Mixed-valence ruthenium complexes rotating through a conformational Robin-Day continuum.

The conformational energy landscape and the associated electronic structure and spectroscopic properties (UV/Vis/near-infrared (NIR) and IR) of three formally d(5)/d(6) mixed-valence diruthenium complex cations, [{Ru(dppe)Cp*}2(μ-C≡CC6H4C≡C)](+), [1](+), [trans-{RuCl(dppe)2}2(μ-C≡CC6H4C≡C)](+), [2](+), and the Creutz-Taube ion, [{Ru(NH3)5}2(μ-pz)](5+), [3](5+) (Cp = cyclopentadienyl; dppe = 1,2-bis(diphenylphosphino)ethane; pz = pyrazine), have been studied using a nonstandard hybrid density functional BLYP35 with 35 % exact exchange and continuum solvent models. For the closely related monocations [1](+) and [2](+), the calculations indicated that the lowest-energy conformers exhibited delocalized electronic structures (or class III mixed-valence character).
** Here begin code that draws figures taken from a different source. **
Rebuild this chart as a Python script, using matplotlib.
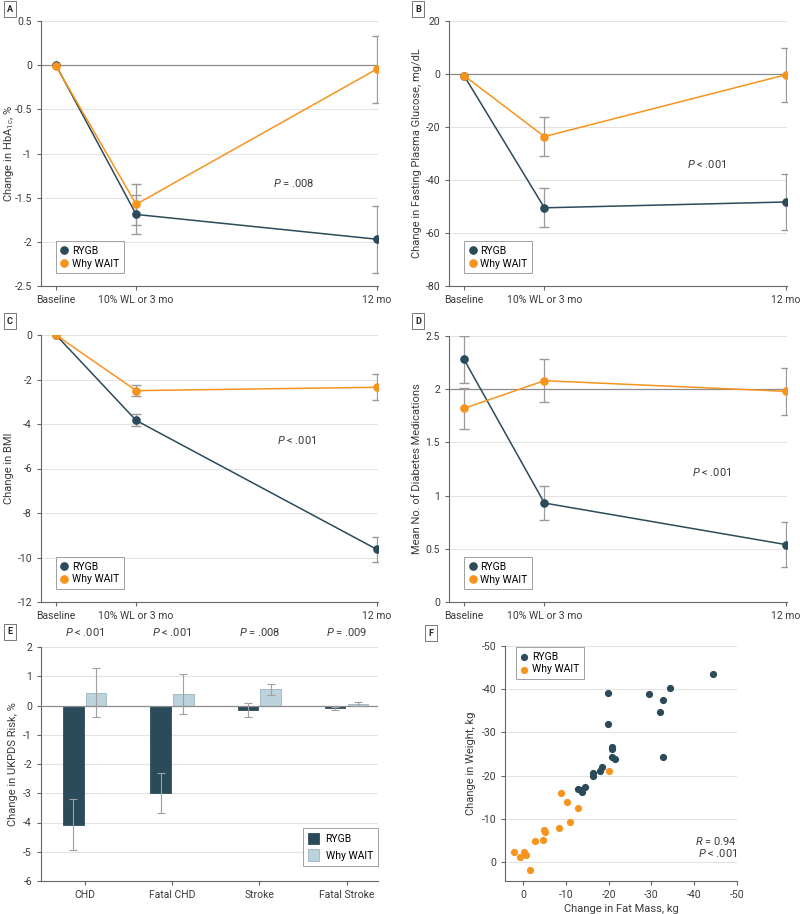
import matplotlib
matplotlib.use("Agg")
import matplotlib.pyplot as plt
import numpy as np

plt.rcParams['font.family'] = ['Roboto', 'DejaVu Sans']
plt.rcParams['axes.unicode_minus'] = False
plt.rcParams['mathtext.fontset'] = 'custom'
plt.rcParams['mathtext.it'] = 'Roboto:italic'
plt.rcParams['mathtext.rm'] = 'Roboto'

# ---- data ----
months = [0, 3, 12]
time_labels = ['Baseline', '10% WL or 3 mo', '12 mo']

# A: HbA1c
a_rygb = [0, -1.69, -1.97]
a_rygb_err = [0, 0.22, 0.38]
a_wait = [-0.01, -1.575, -0.045]
a_wait_err = [0, 0.23, 0.38]

# B: fasting plasma glucose
b_rygb = [-0.6, -50.5, -48.3]
b_rygb_err = [0, 7.3, 10.4]
b_wait = [-0.6, -23.6, -0.3]
b_wait_err = [0, 7.2, 10.1]

# C: BMI
c_rygb = [0, -3.84, -9.63]
c_rygb_err = [0, 0.27, 0.56]
c_wait = [0, -2.5, -2.35]
c_wait_err = [0, 0.26, 0.58]

# D: diabetes medications
d_rygb = [2.28, 0.93, 0.54]
d_rygb_err = [0.22, 0.16, 0.21]
d_wait = [1.82, 2.08, 1.98]
d_wait_err = [0.19, 0.2, 0.22]

# E: UKPDS risk
risk_cats = ['CHD', 'Fatal CHD', 'Stroke', 'Fatal Stroke']
risk_p = [r'$P$ < .001', r'$P$ < .001', r'$P$ = .008', r'$P$ = .009']
e_rygb = [-4.07, -2.99, -0.16, -0.10]
e_rygb_err = [0.86, 0.68, 0.25, 0.04]
e_wait = [0.44, 0.40, 0.56, 0.05]
e_wait_err = [0.85, 0.68, 0.19, 0.07]

# F: change in fat mass vs change in weight
f_rygb_x = [-44.5, -34.4, -29.5, -32.7, -32.0, -32.7, -19.8, -19.9, -20.9, -20.7,
            -20.9, -21.5, -18.5, -18.1, -16.4, -16.3, -14.5, -13.5, -12.9, -13.8]
f_rygb_y = [-43.5, -40.3, -38.8, -37.5, -34.7, -24.4, -39.1, -32.0, -26.7, -26.1,
            -24.3, -23.9, -22.1, -21.1, -20.6, -20.0, -17.4, -16.7, -16.9, -16.3]
f_wait_x = [-20.0, -8.9, -10.3, -12.9, -11.1, -8.3, -4.8, -5.2, -4.7, -2.9,
            2.1, -0.2, -0.6, 0.6, -1.7]
f_wait_y = [-21.1, -16.0, -13.9, -12.6, -9.3, -7.8, -7.5, -6.9, -5.2, -4.9,
            -2.3, -2.3, -1.6, -1.2, 1.8]

TEAL = '#2b4a5a'
ORANGE = '#f7941d'
LIGHT = '#bcd2dc'
GRID = '#e3e3e3'
REF = '#8c8c8c'
TXT = '#3a3a3a'
FS = 7.5

fig = plt.figure(figsize=(8, 9.14), dpi=100)
W, H = 800, 914


def add_ax(left, right, top, bottom):
    return fig.add_axes([left / W, 1 - bottom / H, (right - left) / W, (bottom - top) / H])


def style(ax):
    for s in ['top', 'right']:
        ax.spines[s].set_visible(False)
    for s in ['left', 'bottom']:
        ax.spines[s].set_color('#666666')
        ax.spines[s].set_linewidth(0.8)
    ax.tick_params(labelsize=FS, colors='#666666', labelcolor=TXT, length=3, width=0.8)


def put_ylabel(ax, text, xfrac):
    ax.set_ylabel(text, fontsize=FS + 0.5, color=TXT)
    ax.yaxis.set_label_coords(xfrac, 0.5)
    ax.yaxis.label.set_va('center')


def panel_letter(x, y, letter):
    fig.text(x / W, 1 - y / H, letter, fontsize=6.5, fontweight='bold', color='#222222',
             ha='center', va='center',
             bbox=dict(boxstyle='square,pad=0.35', fc='white', ec='#777777', lw=0.7))


def line_panel(ax, rygb, rygb_err, wait, wait_err, ylim, yticks, ref, ylabel, ptext, ppos):
    style(ax)
    for t in yticks:
        if t == ref:
            ax.axhline(t, color=REF, lw=0.9, zorder=1)
        elif t != ylim[0]:
            ax.axhline(t, color=GRID, lw=0.8, zorder=0)
    for vals, errs, col in [(wait, wait_err, ORANGE), (rygb, rygb_err, TEAL)]:
        idx = [i for i, e in enumerate(errs) if e > 0]
        eb = ax.errorbar([months[i] for i in idx], [vals[i] for i in idx],
                         yerr=[errs[i] for i in idx], fmt='none', ecolor='#9a9a9a',
                         elinewidth=0.9, capsize=3.5, capthick=1.0, zorder=2)
        for cl in eb[1]:
            cl.set_color(col)
    ax.plot(months, rygb, color=TEAL, lw=1.1, marker='o', ms=5.2, zorder=4, label='RYGB')
    ax.plot(months, wait, color=ORANGE, lw=1.1, marker='o', ms=5.2, zorder=5, label='Why WAIT')
    ax.set_xlim(-0.56, 12.05)
    ax.set_ylim(*ylim)
    ax.set_yticks(yticks)
    ax.set_xticks(months)
    ax.set_xticklabels(time_labels)
    put_ylabel(ax, ylabel, -0.095)
    ax.text(ppos[0], ppos[1], ptext, fontsize=FS + 0.5, color=TXT, ha='center', va='center')
    leg = ax.legend(loc='lower left', bbox_to_anchor=(0.045, 0.048), borderaxespad=0,
                    fontsize=FS, frameon=True, fancybox=False, handlelength=0.7,
                    handletextpad=0.4, borderpad=0.45, labelspacing=0.25)
    leg.get_frame().set_edgecolor('#888888')
    leg.get_frame().set_linewidth(0.7)
    for h in leg.legend_handles:
        h.set_linestyle('none')


# A
axA = add_ax(41, 378, 21, 286)
line_panel(axA, a_rygb, a_rygb_err, a_wait, a_wait_err, (-2.5, 0.5),
           [-2.5, -2, -1.5, -1, -0.5, 0, 0.5], 0, 'Change in HbA$_{1c}$, %',
           r'$P$ = .008', (8.9, -1.33))
axA.set_yticklabels(['-2.5', '-2', '-1.5', '-1', '-0.5', '0', '0.5'])
panel_letter(10, 9, 'A')

# B
axB = add_ax(449, 787, 21, 286)
line_panel(axB, b_rygb, b_rygb_err, b_wait, b_wait_err, (-80, 20),
           [-80, -60, -40, -20, 0, 20], 0, 'Change in Fasting Plasma Glucose, mg/dL',
           r'$P$ < .001', (9.07, -34))
panel_letter(418, 9, 'B')

# C
axC = add_ax(41, 378, 335, 602)
line_panel(axC, c_rygb, c_rygb_err, c_wait, c_wait_err, (-12, 0),
           [-12, -10, -8, -6, -4, -2, 0], None, 'Change in BMI',
           r'$P$ < .001', (9.0, -4.72))
panel_letter(10, 321, 'C')

# D
axD = add_ax(449, 787, 336, 602)
line_panel(axD, d_rygb, d_rygb_err, d_wait, d_wait_err, (0, 2.5),
           [0, 0.5, 1, 1.5, 2, 2.5], 2, 'Mean No. of Diabetes Medications',
           r'$P$ < .001', (9.25, 1.22))
axD.set_yticklabels(['0', '0.5', '1', '1.5', '2', '2.5'])
panel_letter(418, 321, 'D')

# E
axE = add_ax(41, 378, 647, 881)
style(axE)
for t in [-5, -4, -3, -2, -1, 1, 2]:
    axE.axhline(t, color=GRID, lw=0.8, zorder=0)
axE.axhline(0, color=REF, lw=0.9, zorder=3)
xe = np.arange(len(risk_cats))
bw = 0.235
axE.bar(xe - 0.13, e_rygb, bw, color=TEAL, edgecolor='#1e3a47', lw=0.5, zorder=2, label='RYGB')
axE.bar(xe + 0.13, e_wait, bw, color=LIGHT, edgecolor='#8fa9b5', lw=0.5, zorder=2, label='Why WAIT')
axE.errorbar(xe - 0.13, e_rygb, yerr=e_rygb_err, fmt='none', ecolor='#a0a0a0',
             elinewidth=0.8, capsize=3, capthick=0.8, zorder=4)
axE.errorbar(xe + 0.13, e_wait, yerr=e_wait_err, fmt='none', ecolor='#a0a0a0',
             elinewidth=0.8, capsize=3, capthick=0.8, zorder=4)
axE.set_xlim(-0.5, 3.36)
axE.set_ylim(-6, 2)
axE.set_yticks(range(-6, 3))
axE.set_xticks(xe)
axE.set_xticklabels(risk_cats)
put_ylabel(axE, 'Change in UKPDS Risk, %', -0.083)
for i, p in enumerate(risk_p):
    axE.text(xe[i], 2.52, p, fontsize=FS + 0.5, color=TXT, ha='center', va='center')
legE = axE.legend(loc='lower right', bbox_to_anchor=(1.0, 0.064), borderaxespad=0,
                  fontsize=FS, fancybox=False, handlelength=1.1, handleheight=1.3,
                  handletextpad=0.6, borderpad=0.5, labelspacing=0.5)
legE.get_frame().set_edgecolor('#888888')
legE.get_frame().set_linewidth(0.7)
panel_letter(10, 632, 'E')

# F
axF = add_ax(505, 737, 646, 881)
style(axF)
for t in [-50, -40, -30, -20, -10, 0]:
    axF.axhline(t, color=GRID, lw=0.8, zorder=0)
axF.scatter(f_rygb_x, f_rygb_y, s=27, color=TEAL, zorder=3, label='RYGB', lw=0)
axF.scatter(f_wait_x, f_wait_y, s=27, color=ORANGE, zorder=3, label='Why WAIT', lw=0)
axF.set_xlim(4.2, -50)
axF.set_ylim(4.4, -50)
axF.set_xticks([0, -10, -20, -30, -40, -50])
axF.set_yticks([0, -10, -20, -30, -40, -50])
axF.set_xlabel('Change in Fat Mass, kg', fontsize=FS + 0.5, color=TXT, labelpad=3)
put_ylabel(axF, 'Change in Weight, kg', -0.147)
axF.text(-50, -4.8, r'$R$ = 0.94', fontsize=FS + 0.5, color=TXT, ha='right', va='center')
axF.text(-50, -2.0, r'$P$ < .001', fontsize=FS + 0.5, color=TXT, ha='right', va='center')
legF = axF.legend(loc='upper left', bbox_to_anchor=(0.047, 0.995), borderaxespad=0,
                  fontsize=FS, fancybox=False, handlelength=0.7, handletextpad=0.4,
                  borderpad=0.45, labelspacing=0.25)
legF.get_frame().set_edgecolor('#888888')
legF.get_frame().set_linewidth(0.7)
panel_letter(431, 633, 'F')

fig.savefig('out.png', dpi=100)
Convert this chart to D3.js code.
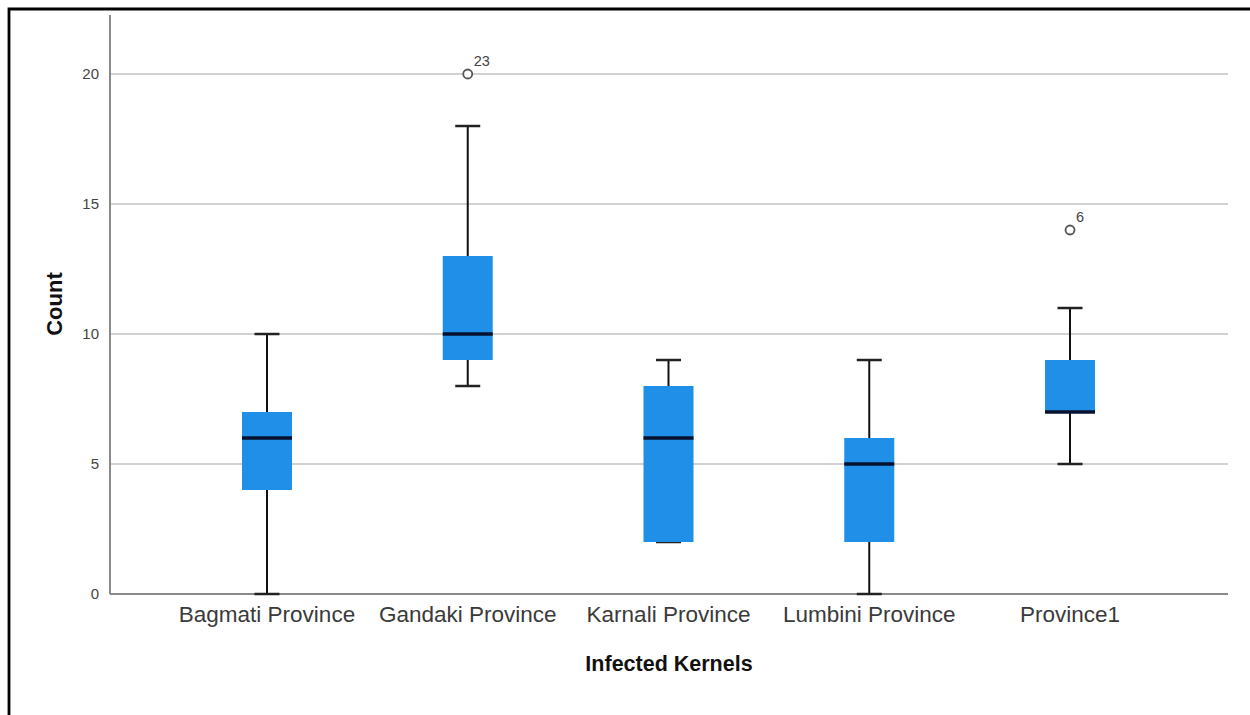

However, these minima alone explained neither the presence of shoulder(s) in the NIR absorption envelope nor the presence of features in the observed vibrational spectra characteristic of both delocalized and valence-trapped electronic structures. A series of computational models have been used to demonstrate that the mutual conformation of the metal fragments--and even more importantly the orientation of the bridging ligand relative to those metal centers--influences the electronic coupling sufficiently to afford valence-trapped conformations, which are of sufficiently low energy to be thermally populated. Areas in the conformational phase space with variable degrees of symmetry breaking of structures and spin-density distributions are shown to be responsible for the characteristic spectroscopic features of these two complexes. The Creutz-Taube ion [3](5+) also exhibits low-lying valence-trapped conformational areas, but the electronic transitions that characterize these conformations with valence-localized electronic structures have low intensities and do not influence the observed spectroscopic characteristics to any notable extent.